=== Task statement ===
Only the lines from the start of the data through the line containing "aj_tf_y = [3.8, 2.9, 3.3, 3.6, 3.6]" should be written out, exactly as they are, with both ends included and the pictures left out.

--- Begin Information provided ---

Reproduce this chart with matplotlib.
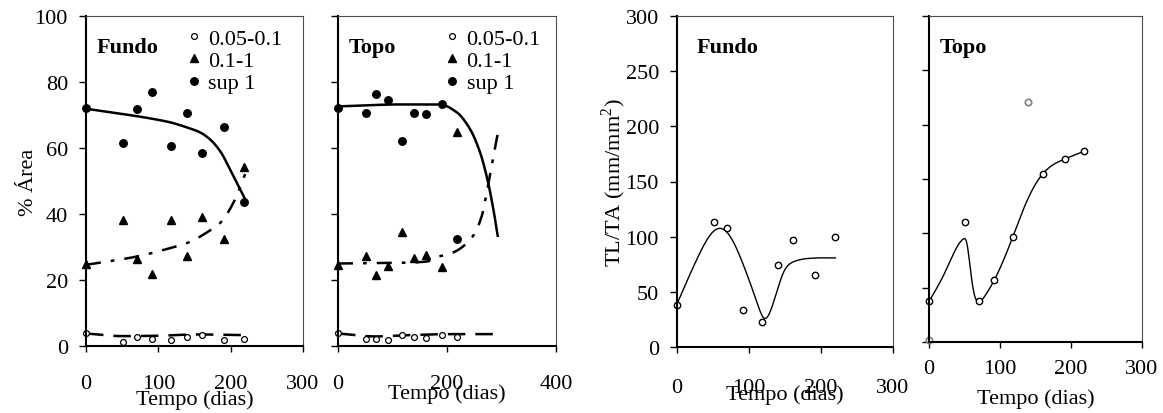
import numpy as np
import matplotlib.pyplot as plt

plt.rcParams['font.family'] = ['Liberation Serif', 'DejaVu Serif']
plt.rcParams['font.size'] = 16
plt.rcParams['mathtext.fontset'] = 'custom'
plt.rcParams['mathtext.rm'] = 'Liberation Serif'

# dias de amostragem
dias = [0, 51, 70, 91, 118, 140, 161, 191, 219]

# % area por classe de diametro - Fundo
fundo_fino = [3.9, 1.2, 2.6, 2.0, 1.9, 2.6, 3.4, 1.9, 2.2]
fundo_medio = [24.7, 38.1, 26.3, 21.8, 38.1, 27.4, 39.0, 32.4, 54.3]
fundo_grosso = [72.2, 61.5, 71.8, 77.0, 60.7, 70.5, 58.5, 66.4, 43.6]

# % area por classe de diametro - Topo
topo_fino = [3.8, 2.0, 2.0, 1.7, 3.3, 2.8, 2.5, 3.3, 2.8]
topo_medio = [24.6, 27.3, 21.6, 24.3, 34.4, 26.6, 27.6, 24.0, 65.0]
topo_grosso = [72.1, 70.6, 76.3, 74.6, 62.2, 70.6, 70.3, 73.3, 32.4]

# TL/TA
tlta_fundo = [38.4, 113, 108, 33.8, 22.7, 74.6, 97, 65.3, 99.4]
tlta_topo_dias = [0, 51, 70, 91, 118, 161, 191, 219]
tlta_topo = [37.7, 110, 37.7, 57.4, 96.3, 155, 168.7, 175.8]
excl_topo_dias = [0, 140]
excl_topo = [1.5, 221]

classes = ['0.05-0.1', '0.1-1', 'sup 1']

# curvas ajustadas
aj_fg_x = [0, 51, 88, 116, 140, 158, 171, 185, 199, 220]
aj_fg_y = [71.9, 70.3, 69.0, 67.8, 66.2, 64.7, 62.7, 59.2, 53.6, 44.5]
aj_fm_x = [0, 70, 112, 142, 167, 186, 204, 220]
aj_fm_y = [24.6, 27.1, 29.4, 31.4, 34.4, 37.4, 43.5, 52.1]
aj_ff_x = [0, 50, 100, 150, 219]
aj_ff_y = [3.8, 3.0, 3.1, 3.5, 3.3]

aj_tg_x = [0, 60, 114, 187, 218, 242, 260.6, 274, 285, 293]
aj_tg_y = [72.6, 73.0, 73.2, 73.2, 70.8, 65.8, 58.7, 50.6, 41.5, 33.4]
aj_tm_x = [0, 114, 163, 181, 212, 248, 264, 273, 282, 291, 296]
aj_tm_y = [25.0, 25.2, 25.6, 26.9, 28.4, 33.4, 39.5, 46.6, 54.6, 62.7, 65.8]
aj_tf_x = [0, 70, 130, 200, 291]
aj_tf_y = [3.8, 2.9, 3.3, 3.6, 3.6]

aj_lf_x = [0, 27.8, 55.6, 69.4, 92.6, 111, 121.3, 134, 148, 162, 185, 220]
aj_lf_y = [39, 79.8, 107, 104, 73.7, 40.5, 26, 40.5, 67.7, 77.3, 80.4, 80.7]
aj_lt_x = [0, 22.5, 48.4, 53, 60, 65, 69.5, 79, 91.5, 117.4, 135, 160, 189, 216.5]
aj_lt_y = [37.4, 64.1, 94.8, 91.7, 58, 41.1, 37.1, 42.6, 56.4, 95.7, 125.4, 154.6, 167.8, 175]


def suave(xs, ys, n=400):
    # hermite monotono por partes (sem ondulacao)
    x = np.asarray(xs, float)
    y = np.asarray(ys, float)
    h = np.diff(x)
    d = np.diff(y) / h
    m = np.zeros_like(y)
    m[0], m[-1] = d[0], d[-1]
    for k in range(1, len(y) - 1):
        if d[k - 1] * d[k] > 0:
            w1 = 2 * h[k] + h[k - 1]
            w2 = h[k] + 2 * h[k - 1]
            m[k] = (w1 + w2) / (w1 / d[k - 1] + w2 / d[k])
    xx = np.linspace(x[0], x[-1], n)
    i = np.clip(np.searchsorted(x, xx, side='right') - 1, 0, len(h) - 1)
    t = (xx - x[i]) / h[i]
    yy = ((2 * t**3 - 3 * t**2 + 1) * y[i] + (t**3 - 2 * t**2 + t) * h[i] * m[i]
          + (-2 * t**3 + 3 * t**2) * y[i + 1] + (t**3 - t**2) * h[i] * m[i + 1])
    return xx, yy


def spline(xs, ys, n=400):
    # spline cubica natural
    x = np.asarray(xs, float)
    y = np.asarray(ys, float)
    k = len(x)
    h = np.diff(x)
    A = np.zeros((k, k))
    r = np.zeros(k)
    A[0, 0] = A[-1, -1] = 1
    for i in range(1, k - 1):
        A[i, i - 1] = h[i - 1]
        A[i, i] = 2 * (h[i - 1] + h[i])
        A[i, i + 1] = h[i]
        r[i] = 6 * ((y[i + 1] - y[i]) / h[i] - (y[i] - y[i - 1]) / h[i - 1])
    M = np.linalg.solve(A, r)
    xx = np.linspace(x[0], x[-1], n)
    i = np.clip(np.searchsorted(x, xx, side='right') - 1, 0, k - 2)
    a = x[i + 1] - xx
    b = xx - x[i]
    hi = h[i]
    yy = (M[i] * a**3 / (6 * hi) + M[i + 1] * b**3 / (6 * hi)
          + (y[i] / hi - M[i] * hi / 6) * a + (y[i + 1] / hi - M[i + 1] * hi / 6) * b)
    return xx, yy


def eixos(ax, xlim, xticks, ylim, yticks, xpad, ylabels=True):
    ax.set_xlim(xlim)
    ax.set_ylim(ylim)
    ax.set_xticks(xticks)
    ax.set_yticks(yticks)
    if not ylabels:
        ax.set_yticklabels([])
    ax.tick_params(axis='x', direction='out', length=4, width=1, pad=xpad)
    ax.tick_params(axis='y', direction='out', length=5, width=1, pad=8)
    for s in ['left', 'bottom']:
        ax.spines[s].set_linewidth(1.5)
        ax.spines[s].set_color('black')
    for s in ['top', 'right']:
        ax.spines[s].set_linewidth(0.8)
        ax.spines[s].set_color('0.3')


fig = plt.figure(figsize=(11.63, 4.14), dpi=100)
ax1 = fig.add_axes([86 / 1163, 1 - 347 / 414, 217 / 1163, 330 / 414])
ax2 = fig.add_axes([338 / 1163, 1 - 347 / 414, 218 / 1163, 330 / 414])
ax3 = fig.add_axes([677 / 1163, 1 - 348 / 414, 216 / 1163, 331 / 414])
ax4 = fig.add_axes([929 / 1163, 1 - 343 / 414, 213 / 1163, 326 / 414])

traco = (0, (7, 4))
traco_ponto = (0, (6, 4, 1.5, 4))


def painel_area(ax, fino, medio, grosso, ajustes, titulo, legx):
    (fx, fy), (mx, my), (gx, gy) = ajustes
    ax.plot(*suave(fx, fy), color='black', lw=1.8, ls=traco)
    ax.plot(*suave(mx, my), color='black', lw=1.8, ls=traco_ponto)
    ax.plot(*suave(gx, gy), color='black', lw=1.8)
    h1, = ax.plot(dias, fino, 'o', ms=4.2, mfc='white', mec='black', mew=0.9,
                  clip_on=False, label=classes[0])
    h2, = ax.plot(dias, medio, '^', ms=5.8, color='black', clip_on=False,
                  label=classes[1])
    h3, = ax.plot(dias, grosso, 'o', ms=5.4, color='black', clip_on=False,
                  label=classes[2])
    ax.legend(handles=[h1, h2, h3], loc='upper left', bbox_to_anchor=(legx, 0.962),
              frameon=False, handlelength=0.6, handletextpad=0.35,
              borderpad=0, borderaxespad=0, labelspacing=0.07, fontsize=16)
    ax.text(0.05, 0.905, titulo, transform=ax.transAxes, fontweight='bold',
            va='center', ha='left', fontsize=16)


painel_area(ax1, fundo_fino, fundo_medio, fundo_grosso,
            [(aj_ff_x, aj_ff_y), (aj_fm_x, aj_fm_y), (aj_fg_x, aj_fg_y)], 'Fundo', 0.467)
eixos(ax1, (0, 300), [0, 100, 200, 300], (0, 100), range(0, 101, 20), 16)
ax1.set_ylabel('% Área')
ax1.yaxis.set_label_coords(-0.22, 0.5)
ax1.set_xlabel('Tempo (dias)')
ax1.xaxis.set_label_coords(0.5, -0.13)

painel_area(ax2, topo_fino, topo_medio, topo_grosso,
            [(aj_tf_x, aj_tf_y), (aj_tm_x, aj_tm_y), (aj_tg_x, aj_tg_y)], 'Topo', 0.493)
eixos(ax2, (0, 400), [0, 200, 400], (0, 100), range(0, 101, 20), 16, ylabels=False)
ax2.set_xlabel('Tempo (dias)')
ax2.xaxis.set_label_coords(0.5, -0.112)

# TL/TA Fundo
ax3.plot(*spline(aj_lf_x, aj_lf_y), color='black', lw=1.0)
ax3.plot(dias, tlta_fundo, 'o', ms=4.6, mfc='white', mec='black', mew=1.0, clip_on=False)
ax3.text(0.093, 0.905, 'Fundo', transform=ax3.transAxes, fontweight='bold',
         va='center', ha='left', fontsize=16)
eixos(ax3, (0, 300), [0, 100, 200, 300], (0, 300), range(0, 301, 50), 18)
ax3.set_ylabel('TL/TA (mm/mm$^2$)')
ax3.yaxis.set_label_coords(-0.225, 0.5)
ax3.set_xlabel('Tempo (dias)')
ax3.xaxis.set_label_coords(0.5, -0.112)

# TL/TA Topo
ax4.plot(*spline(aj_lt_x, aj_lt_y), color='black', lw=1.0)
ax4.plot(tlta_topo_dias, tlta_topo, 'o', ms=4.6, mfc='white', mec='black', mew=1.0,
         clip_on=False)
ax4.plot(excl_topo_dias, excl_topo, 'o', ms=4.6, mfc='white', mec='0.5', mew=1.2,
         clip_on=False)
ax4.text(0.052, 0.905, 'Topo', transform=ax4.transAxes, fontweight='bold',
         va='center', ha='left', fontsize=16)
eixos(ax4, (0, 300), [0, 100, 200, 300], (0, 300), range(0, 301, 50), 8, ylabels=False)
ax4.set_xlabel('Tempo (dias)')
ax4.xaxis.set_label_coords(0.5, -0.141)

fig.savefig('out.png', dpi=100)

--- End Information provided ---

=== Written solution ===
Reproduce this chart with matplotlib.
import numpy as np
import matplotlib.pyplot as plt

plt.rcParams['font.family'] = ['Liberation Serif', 'DejaVu Serif']
plt.rcParams['font.size'] = 16
plt.rcParams['mathtext.fontset'] = 'custom'
plt.rcParams['mathtext.rm'] = 'Liberation Serif'

# dias de amostragem
dias = [0, 51, 70, 91, 118, 140, 161, 191, 219]

# % area por classe de diametro - Fundo
fundo_fino = [3.9, 1.2, 2.6, 2.0, 1.9, 2.6, 3.4, 1.9, 2.2]
fundo_medio = [24.7, 38.1, 26.3, 21.8, 38.1, 27.4, 39.0, 32.4, 54.3]
fundo_grosso = [72.2, 61.5, 71.8, 77.0, 60.7, 70.5, 58.5, 66.4, 43.6]

# % area por classe de diametro - Topo
topo_fino = [3.8, 2.0, 2.0, 1.7, 3.3, 2.8, 2.5, 3.3, 2.8]
topo_medio = [24.6, 27.3, 21.6, 24.3, 34.4, 26.6, 27.6, 24.0, 65.0]
topo_grosso = [72.1, 70.6, 76.3, 74.6, 62.2, 70.6, 70.3, 73.3, 32.4]

# TL/TA
tlta_fundo = [38.4, 113, 108, 33.8, 22.7, 74.6, 97, 65.3, 99.4]
tlta_topo_dias = [0, 51, 70, 91, 118, 161, 191, 219]
tlta_topo = [37.7, 110, 37.7, 57.4, 96.3, 155, 168.7, 175.8]
excl_topo_dias = [0, 140]
excl_topo = [1.5, 221]

classes = ['0.05-0.1', '0.1-1', 'sup 1']

# curvas ajustadas
aj_fg_x = [0, 51, 88, 116, 140, 158, 171, 185, 199, 220]
aj_fg_y = [71.9, 70.3, 69.0, 67.8, 66.2, 64.7, 62.7, 59.2, 53.6, 44.5]
aj_fm_x = [0, 70, 112, 142, 167, 186, 204, 220]
aj_fm_y = [24.6, 27.1, 29.4, 31.4, 34.4, 37.4, 43.5, 52.1]
aj_ff_x = [0, 50, 100, 150, 219]
aj_ff_y = [3.8, 3.0, 3.1, 3.5, 3.3]

aj_tg_x = [0, 60, 114, 187, 218, 242, 260.6, 274, 285, 293]
aj_tg_y = [72.6, 73.0, 73.2, 73.2, 70.8, 65.8, 58.7, 50.6, 41.5, 33.4]
aj_tm_x = [0, 114, 163, 181, 212, 248, 264, 273, 282, 291, 296]
aj_tm_y = [25.0, 25.2, 25.6, 26.9, 28.4, 33.4, 39.5, 46.6, 54.6, 62.7, 65.8]
aj_tf_x = [0, 70, 130, 200, 291]
aj_tf_y = [3.8, 2.9, 3.3, 3.6, 3.6]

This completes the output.